The task - Return the lines exactly as they stand, from the first of the material through the line containing "minimum width=68.6mm, minimum".

Data for the task -
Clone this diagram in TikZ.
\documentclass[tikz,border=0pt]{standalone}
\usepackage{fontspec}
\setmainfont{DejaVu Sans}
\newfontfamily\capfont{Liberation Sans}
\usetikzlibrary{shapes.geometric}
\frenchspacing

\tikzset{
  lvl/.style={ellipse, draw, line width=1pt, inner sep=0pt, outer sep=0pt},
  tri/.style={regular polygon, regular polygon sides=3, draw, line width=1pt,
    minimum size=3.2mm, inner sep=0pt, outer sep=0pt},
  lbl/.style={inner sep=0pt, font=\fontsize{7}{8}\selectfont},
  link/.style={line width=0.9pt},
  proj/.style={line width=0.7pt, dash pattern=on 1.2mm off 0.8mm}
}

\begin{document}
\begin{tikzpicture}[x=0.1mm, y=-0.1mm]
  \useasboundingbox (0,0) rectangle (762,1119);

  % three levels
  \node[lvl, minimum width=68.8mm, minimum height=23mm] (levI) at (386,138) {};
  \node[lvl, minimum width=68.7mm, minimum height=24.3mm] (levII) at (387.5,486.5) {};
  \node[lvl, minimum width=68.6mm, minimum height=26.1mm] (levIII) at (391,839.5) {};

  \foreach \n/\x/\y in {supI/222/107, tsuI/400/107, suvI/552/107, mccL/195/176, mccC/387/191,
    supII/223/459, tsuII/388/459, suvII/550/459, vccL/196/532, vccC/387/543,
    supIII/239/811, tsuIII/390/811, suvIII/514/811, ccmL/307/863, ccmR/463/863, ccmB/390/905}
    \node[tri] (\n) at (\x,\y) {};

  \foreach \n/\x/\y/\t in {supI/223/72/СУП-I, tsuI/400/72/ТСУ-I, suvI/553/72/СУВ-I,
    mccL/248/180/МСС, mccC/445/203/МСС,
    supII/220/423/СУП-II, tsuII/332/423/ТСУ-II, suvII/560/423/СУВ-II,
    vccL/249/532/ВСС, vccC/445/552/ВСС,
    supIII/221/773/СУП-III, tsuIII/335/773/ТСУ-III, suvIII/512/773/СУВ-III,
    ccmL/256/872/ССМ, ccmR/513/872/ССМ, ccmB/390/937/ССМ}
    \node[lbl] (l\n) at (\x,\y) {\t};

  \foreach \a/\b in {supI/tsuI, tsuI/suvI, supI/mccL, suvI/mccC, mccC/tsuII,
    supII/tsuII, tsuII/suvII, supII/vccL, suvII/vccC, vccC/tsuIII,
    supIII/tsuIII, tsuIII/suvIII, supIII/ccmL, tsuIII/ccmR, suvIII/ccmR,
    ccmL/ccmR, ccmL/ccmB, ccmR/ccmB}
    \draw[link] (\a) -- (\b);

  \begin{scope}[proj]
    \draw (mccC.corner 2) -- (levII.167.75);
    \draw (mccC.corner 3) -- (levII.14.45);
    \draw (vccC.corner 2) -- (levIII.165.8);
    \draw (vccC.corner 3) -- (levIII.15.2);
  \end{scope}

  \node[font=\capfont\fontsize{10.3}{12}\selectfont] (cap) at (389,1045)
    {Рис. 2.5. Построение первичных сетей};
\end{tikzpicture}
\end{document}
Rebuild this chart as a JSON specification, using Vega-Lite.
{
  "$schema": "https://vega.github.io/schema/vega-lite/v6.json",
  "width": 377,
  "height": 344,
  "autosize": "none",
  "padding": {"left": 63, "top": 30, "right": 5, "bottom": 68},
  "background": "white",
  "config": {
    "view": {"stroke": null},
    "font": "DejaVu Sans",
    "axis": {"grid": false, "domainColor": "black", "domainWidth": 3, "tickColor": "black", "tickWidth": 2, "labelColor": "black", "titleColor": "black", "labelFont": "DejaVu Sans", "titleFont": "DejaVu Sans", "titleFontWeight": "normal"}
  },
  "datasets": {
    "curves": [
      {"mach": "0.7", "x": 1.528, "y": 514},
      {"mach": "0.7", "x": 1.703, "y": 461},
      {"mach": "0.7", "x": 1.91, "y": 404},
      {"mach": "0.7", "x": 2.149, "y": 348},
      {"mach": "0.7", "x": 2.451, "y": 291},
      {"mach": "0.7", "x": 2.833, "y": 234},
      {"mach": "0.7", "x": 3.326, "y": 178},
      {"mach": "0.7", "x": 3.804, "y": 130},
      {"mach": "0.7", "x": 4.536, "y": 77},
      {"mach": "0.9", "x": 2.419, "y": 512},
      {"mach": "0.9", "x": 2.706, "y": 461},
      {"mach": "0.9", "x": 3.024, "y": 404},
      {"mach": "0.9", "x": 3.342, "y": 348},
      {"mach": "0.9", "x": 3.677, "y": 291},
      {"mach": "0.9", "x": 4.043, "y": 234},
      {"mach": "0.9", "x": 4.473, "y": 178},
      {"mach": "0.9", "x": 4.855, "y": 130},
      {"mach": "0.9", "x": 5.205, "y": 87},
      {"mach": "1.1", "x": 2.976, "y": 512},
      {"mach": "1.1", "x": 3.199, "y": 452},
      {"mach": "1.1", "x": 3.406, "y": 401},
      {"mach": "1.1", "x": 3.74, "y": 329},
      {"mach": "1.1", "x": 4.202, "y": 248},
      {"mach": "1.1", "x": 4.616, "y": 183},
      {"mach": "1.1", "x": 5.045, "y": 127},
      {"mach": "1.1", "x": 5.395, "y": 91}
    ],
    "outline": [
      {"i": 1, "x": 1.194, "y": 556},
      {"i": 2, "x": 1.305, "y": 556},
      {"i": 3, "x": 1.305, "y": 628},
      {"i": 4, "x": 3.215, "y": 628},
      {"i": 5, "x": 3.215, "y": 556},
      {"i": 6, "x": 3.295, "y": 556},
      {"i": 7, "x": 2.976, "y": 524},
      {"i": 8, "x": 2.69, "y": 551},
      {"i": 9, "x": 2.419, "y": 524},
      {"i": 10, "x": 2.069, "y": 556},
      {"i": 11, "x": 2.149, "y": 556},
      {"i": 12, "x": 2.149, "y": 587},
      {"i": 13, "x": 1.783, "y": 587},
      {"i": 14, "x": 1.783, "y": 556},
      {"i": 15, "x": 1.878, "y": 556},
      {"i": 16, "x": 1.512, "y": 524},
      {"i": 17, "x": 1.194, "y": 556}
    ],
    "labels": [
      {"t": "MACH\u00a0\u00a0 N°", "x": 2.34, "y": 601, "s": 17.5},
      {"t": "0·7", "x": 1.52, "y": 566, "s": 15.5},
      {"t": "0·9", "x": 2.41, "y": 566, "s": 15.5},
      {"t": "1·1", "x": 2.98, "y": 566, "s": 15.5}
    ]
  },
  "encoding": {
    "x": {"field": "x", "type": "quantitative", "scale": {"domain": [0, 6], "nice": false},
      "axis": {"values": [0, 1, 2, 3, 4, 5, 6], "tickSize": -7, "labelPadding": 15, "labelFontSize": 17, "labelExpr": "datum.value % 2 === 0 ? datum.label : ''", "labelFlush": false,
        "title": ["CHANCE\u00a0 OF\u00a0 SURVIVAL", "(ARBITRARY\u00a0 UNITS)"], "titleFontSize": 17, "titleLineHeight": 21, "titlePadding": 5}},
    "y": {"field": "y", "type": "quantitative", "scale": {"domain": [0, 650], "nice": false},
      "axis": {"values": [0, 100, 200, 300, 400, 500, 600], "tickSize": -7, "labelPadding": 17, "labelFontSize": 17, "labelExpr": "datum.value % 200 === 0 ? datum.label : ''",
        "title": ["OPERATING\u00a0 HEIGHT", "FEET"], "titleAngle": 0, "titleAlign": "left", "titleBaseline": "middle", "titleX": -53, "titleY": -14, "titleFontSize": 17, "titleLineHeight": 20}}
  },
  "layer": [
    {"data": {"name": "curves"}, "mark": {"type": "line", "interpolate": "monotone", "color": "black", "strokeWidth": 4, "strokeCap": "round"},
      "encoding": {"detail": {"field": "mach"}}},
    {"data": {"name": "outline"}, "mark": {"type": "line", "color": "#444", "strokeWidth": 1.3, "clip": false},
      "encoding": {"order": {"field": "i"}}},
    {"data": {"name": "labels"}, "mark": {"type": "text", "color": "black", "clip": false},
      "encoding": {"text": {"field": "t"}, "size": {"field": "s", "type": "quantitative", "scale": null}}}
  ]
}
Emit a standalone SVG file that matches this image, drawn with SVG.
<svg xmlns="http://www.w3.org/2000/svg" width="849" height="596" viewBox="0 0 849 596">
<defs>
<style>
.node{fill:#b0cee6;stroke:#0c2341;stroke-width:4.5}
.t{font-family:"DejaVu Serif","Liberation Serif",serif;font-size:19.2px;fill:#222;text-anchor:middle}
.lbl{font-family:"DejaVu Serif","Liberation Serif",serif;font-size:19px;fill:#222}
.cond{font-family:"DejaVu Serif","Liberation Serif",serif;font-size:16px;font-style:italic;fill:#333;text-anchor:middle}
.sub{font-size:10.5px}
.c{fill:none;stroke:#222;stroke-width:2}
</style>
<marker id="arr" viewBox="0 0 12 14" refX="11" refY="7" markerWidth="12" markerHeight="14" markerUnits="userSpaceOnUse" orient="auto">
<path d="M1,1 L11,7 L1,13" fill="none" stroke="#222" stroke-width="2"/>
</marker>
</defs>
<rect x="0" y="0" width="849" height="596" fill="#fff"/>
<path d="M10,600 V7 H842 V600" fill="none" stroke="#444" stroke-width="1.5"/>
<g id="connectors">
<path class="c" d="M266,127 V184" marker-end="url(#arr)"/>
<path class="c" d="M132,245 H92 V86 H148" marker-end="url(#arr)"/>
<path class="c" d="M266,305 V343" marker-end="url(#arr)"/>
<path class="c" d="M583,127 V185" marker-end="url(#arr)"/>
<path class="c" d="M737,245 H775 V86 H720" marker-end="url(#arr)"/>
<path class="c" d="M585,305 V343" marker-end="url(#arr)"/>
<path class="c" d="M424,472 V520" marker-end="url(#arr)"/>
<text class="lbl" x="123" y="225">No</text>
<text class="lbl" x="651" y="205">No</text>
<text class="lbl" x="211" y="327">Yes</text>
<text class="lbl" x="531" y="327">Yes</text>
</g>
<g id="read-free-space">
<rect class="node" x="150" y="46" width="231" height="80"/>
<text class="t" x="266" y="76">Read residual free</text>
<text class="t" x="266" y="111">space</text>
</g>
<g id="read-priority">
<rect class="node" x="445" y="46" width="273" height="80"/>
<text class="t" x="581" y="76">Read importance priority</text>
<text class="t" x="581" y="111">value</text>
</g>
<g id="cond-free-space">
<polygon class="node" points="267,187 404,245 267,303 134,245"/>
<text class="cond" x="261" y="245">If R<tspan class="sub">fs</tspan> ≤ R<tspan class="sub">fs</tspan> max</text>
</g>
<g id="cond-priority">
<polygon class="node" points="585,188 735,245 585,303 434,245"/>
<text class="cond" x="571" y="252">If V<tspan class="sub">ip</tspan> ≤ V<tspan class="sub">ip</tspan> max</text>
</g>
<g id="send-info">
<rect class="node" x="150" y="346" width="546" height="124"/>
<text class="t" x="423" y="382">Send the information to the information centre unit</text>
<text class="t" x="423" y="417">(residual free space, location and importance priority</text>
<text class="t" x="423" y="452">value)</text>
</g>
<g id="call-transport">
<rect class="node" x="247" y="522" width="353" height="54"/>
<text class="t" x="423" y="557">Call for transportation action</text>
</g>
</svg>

Correct response -
Clone this diagram in TikZ.
\documentclass[tikz,border=0pt]{standalone}
\usepackage{fontspec}
\setmainfont{DejaVu Sans}
\newfontfamily\capfont{Liberation Sans}
\usetikzlibrary{shapes.geometric}
\frenchspacing

\tikzset{
  lvl/.style={ellipse, draw, line width=1pt, inner sep=0pt, outer sep=0pt},
  tri/.style={regular polygon, regular polygon sides=3, draw, line width=1pt,
    minimum size=3.2mm, inner sep=0pt, outer sep=0pt},
  lbl/.style={inner sep=0pt, font=\fontsize{7}{8}\selectfont},
  link/.style={line width=0.9pt},
  proj/.style={line width=0.7pt, dash pattern=on 1.2mm off 0.8mm}
}

\begin{document}
\begin{tikzpicture}[x=0.1mm, y=-0.1mm]
  \useasboundingbox (0,0) rectangle (762,1119);

  % three levels
  \node[lvl, minimum width=68.8mm, minimum height=23mm] (levI) at (386,138) {};
  \node[lvl, minimum width=68.7mm, minimum height=24.3mm] (levII) at (387.5,486.5) {};
  \node[lvl, minimum width=68.6mm, minimum height=26.1mm] (levIII) at (391,839.5) {};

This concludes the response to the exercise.